The sense of deflation at not having any fans on hand was impossible to ignore because before even two minutes were up, Valencia were behind.
Diakhaby slid in to block Ilicic's dummy-shot and scythed down the striker as he turned back. Ilicic drove the penalty down the middle for his 18th goal of the season.
Valencia equalised after Atalanta conceded possession cheaply in midfield and Rodrigo slid in Gameiro to finish, but Ilicic converted a second penalty before half-time, after Diakhaby feathered the ball with his hand.
Gameiro made it 2-2 by heading in Torres' cross and then Torres found the net himself, lifting the ball over Marco Sportiello to give Valencia some hope with 23 minutes left.
But four minutes later, Ilicic completed his treble with a driven shot into the corner and with progress secured, he grabbed the win too when the ball spilled out to him at the back post and he guided it into the top corner.
The Slovenia international also became the first player to score four times away from home in a Champions League knockout match.
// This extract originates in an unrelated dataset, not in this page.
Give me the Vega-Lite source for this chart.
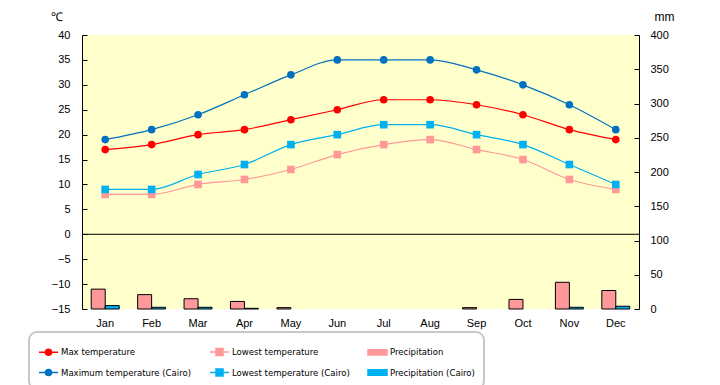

Atalanta's progress remains the greatest surprise of this year's tournament, in which they lost all three of their opening group games and are featuring for the first time in the club's 113-year history.
"After a difficult start to this competition, we got the hang of it," said coach Gian Piero Gasperini afterward.
All the more the shame then that their advance on the back of two brilliant victories over Valencia was overshadowed by the sight of a Champions League knockout tie being played with only a handful of stadium staff in the stands.